— Start Stored data —

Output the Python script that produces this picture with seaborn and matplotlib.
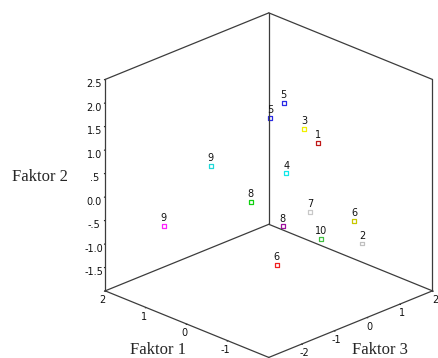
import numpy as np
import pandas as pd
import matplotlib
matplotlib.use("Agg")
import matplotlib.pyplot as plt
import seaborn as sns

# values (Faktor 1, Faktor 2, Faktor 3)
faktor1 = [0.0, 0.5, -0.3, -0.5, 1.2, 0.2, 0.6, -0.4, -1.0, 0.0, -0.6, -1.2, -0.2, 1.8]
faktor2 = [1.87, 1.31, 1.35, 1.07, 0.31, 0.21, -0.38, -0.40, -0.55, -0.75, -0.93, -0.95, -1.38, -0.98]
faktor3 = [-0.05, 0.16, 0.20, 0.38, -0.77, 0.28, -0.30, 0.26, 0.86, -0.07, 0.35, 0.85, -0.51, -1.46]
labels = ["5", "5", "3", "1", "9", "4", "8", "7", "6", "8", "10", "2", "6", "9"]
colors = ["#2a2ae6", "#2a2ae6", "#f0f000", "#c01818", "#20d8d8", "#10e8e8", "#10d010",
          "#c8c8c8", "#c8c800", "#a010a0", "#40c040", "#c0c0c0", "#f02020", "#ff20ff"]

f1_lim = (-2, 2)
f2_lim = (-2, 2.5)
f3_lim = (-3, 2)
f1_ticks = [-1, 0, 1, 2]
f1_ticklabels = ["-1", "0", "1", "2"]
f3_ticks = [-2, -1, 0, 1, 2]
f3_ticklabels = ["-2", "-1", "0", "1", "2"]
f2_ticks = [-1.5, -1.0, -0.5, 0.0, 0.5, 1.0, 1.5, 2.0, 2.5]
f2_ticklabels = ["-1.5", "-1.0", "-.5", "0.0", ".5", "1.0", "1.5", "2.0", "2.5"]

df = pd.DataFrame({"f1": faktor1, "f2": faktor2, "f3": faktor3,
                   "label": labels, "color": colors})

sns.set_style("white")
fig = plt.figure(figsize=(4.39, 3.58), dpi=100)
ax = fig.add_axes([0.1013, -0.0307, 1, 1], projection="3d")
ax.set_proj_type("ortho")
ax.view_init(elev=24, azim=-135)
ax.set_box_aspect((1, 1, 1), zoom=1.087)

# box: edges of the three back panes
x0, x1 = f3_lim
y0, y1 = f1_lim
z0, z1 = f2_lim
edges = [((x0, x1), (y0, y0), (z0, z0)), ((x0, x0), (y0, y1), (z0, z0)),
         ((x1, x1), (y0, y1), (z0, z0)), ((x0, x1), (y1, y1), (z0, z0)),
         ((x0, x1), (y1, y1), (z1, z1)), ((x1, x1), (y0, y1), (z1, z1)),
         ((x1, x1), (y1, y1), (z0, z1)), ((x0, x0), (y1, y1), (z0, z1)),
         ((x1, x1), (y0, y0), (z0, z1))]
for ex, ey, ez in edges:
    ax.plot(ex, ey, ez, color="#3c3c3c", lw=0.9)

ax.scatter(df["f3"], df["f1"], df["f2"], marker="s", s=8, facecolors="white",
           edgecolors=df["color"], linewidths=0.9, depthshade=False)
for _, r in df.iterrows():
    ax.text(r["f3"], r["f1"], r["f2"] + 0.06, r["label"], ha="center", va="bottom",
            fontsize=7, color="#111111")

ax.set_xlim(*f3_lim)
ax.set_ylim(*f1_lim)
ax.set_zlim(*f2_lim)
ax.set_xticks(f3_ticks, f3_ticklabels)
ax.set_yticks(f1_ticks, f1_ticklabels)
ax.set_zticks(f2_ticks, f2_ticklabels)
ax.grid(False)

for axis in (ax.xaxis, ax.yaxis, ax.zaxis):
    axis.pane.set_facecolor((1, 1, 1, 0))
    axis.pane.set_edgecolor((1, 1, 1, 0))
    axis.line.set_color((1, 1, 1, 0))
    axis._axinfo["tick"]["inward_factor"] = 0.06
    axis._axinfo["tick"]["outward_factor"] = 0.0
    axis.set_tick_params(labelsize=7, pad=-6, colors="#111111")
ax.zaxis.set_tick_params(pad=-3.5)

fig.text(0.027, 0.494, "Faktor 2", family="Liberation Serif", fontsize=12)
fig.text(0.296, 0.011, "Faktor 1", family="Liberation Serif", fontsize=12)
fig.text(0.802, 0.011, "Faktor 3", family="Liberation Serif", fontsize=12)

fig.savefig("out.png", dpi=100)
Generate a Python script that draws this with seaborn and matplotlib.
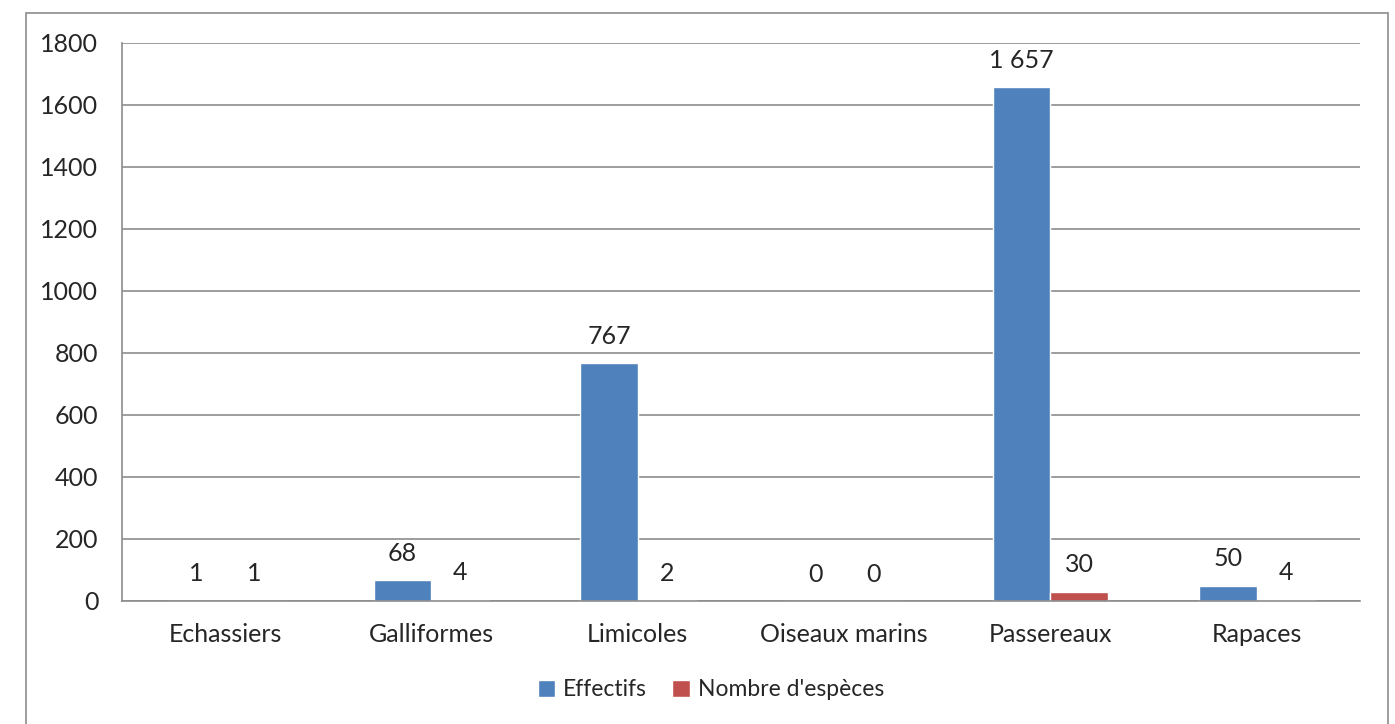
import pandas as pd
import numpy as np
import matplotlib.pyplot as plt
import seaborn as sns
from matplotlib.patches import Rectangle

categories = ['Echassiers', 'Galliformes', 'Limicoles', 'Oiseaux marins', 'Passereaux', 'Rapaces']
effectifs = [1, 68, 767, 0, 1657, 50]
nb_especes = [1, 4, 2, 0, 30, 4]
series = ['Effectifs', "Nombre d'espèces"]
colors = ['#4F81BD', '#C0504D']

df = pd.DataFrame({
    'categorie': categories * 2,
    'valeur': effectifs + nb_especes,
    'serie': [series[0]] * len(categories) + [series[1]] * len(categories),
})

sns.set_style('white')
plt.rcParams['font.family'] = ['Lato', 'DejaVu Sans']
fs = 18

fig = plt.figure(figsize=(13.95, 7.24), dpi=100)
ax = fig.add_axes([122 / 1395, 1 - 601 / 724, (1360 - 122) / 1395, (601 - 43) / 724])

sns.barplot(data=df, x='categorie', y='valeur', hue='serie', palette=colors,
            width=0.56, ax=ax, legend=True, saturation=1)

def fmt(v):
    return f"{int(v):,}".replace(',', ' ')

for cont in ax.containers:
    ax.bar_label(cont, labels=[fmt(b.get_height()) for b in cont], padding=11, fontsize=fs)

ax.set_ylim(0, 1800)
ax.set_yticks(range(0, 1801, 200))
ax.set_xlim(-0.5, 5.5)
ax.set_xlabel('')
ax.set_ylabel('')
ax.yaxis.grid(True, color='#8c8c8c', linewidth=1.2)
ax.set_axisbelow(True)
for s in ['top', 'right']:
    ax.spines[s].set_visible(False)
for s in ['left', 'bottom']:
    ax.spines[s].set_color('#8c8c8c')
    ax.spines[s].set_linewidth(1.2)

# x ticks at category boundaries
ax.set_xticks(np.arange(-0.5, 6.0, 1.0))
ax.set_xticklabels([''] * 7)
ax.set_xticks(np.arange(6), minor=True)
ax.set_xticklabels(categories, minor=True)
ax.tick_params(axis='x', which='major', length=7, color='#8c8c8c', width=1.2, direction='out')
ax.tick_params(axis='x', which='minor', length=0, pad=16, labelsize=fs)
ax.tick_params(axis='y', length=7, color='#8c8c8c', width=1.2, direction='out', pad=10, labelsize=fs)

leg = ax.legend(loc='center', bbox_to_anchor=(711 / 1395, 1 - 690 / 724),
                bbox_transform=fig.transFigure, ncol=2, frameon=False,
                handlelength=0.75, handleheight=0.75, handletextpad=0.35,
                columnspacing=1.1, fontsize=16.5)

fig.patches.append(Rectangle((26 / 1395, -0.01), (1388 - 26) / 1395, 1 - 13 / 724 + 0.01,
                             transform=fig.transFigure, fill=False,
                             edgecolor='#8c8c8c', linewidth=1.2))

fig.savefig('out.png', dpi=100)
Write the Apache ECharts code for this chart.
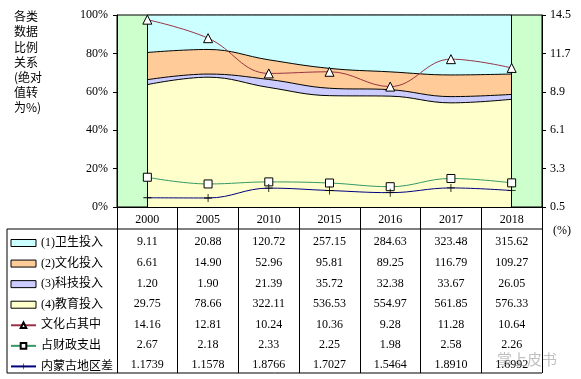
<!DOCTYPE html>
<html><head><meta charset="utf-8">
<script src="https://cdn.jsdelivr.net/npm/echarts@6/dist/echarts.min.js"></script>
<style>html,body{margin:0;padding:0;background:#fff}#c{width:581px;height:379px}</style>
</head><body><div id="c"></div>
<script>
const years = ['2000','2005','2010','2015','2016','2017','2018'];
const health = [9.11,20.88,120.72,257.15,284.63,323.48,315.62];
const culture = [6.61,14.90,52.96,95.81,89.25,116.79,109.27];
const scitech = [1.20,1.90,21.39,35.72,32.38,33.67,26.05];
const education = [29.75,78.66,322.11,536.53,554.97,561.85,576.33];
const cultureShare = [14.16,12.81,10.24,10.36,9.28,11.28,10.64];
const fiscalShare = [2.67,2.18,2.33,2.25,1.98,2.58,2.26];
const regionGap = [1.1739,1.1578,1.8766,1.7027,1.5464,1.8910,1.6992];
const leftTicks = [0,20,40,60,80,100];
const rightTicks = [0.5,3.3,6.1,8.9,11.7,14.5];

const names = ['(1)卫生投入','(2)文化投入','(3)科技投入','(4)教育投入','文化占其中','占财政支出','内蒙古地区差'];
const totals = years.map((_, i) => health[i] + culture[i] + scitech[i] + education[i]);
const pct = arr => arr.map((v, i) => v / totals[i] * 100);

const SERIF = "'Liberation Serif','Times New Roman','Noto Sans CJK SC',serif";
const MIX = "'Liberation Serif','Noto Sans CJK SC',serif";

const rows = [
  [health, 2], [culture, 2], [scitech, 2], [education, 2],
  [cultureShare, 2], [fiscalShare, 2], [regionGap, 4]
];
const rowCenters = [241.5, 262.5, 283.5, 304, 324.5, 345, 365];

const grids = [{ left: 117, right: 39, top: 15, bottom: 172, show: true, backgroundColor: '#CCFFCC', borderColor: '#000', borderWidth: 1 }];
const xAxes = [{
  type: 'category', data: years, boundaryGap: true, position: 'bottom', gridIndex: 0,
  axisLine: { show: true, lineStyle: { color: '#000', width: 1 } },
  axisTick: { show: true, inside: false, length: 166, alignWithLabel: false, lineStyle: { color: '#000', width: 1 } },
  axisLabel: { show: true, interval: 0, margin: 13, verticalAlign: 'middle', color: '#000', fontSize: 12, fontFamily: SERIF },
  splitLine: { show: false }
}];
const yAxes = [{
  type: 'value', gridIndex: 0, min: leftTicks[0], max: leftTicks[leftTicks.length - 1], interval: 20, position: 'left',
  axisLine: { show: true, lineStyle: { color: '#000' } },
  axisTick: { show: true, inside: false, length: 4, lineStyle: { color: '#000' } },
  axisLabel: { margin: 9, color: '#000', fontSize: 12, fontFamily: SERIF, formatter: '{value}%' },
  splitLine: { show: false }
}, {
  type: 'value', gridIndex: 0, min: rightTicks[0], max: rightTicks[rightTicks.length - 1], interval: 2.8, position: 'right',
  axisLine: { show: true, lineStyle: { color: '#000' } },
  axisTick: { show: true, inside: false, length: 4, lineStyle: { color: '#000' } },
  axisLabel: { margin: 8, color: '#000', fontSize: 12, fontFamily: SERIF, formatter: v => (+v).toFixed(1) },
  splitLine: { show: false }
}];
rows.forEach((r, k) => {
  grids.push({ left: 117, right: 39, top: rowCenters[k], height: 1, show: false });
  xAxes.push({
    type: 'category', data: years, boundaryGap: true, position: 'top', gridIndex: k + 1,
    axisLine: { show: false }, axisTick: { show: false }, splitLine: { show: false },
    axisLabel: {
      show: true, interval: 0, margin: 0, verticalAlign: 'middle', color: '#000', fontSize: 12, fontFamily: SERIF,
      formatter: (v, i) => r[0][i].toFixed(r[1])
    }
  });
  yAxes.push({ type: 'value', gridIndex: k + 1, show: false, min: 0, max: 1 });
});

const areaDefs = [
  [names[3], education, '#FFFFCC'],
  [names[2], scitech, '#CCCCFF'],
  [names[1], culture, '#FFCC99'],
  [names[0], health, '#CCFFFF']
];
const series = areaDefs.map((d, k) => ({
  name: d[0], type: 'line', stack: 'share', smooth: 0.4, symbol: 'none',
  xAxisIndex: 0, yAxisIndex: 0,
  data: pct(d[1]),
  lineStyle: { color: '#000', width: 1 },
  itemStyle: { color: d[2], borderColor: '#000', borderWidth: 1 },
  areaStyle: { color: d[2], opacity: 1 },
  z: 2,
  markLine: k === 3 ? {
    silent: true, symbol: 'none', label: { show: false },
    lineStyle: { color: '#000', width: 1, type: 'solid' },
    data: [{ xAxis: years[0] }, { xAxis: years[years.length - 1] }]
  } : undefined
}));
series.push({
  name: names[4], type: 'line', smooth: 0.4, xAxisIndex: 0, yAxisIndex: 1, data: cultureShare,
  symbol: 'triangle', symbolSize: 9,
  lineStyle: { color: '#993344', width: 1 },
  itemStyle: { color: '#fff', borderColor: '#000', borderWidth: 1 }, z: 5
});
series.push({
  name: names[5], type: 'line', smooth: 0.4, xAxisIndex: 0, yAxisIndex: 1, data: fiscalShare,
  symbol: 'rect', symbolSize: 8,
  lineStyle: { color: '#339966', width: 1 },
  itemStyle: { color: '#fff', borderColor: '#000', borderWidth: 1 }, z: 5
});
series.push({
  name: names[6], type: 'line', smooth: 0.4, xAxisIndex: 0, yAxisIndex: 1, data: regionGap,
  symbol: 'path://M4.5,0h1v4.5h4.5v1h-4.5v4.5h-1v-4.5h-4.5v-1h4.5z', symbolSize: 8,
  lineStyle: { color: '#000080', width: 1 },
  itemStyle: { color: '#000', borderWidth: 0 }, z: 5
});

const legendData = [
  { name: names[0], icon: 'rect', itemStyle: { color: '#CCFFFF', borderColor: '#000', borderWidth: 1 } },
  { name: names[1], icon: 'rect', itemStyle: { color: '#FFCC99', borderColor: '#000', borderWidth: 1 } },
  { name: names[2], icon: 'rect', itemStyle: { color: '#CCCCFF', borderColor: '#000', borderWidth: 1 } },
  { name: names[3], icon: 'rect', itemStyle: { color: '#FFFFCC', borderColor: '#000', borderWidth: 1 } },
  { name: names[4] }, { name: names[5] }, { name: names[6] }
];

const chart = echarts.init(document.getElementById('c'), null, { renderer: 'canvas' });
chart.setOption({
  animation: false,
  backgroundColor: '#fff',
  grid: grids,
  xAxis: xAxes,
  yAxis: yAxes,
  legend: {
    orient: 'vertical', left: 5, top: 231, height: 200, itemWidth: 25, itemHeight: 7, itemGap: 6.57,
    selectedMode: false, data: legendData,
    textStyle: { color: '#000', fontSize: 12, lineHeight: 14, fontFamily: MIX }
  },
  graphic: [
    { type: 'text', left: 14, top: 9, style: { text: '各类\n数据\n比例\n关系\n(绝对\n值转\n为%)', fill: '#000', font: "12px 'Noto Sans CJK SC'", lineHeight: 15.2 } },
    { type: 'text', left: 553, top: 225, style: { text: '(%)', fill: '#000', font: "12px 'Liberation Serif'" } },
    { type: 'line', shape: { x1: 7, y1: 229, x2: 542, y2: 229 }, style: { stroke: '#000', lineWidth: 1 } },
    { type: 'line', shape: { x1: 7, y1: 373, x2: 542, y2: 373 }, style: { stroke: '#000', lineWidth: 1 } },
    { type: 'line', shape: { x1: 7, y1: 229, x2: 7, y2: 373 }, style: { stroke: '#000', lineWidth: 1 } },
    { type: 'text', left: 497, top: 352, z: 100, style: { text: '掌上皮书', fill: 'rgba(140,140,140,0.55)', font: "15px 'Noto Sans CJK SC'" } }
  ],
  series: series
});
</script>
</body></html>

— End Stored data —

» Written request
Go to the line containing "Write the Apache ECharts code for this chart." and copy exactly from there through the line containing "const rightTicks = [0.5,3.3,6.1,8.9,11.7,14.5];", both included, and nothing more. Pictures are excluded.

» Solution for this exercise
Write the Apache ECharts code for this chart.
<!DOCTYPE html>
<html><head><meta charset="utf-8">
<script src="https://cdn.jsdelivr.net/npm/echarts@6/dist/echarts.min.js"></script>
<style>html,body{margin:0;padding:0;background:#fff}#c{width:581px;height:379px}</style>
</head><body><div id="c"></div>
<script>
const years = ['2000','2005','2010','2015','2016','2017','2018'];
const health = [9.11,20.88,120.72,257.15,284.63,323.48,315.62];
const culture = [6.61,14.90,52.96,95.81,89.25,116.79,109.27];
const scitech = [1.20,1.90,21.39,35.72,32.38,33.67,26.05];
const education = [29.75,78.66,322.11,536.53,554.97,561.85,576.33];
const cultureShare = [14.16,12.81,10.24,10.36,9.28,11.28,10.64];
const fiscalShare = [2.67,2.18,2.33,2.25,1.98,2.58,2.26];
const regionGap = [1.1739,1.1578,1.8766,1.7027,1.5464,1.8910,1.6992];
const leftTicks = [0,20,40,60,80,100];
const rightTicks = [0.5,3.3,6.1,8.9,11.7,14.5];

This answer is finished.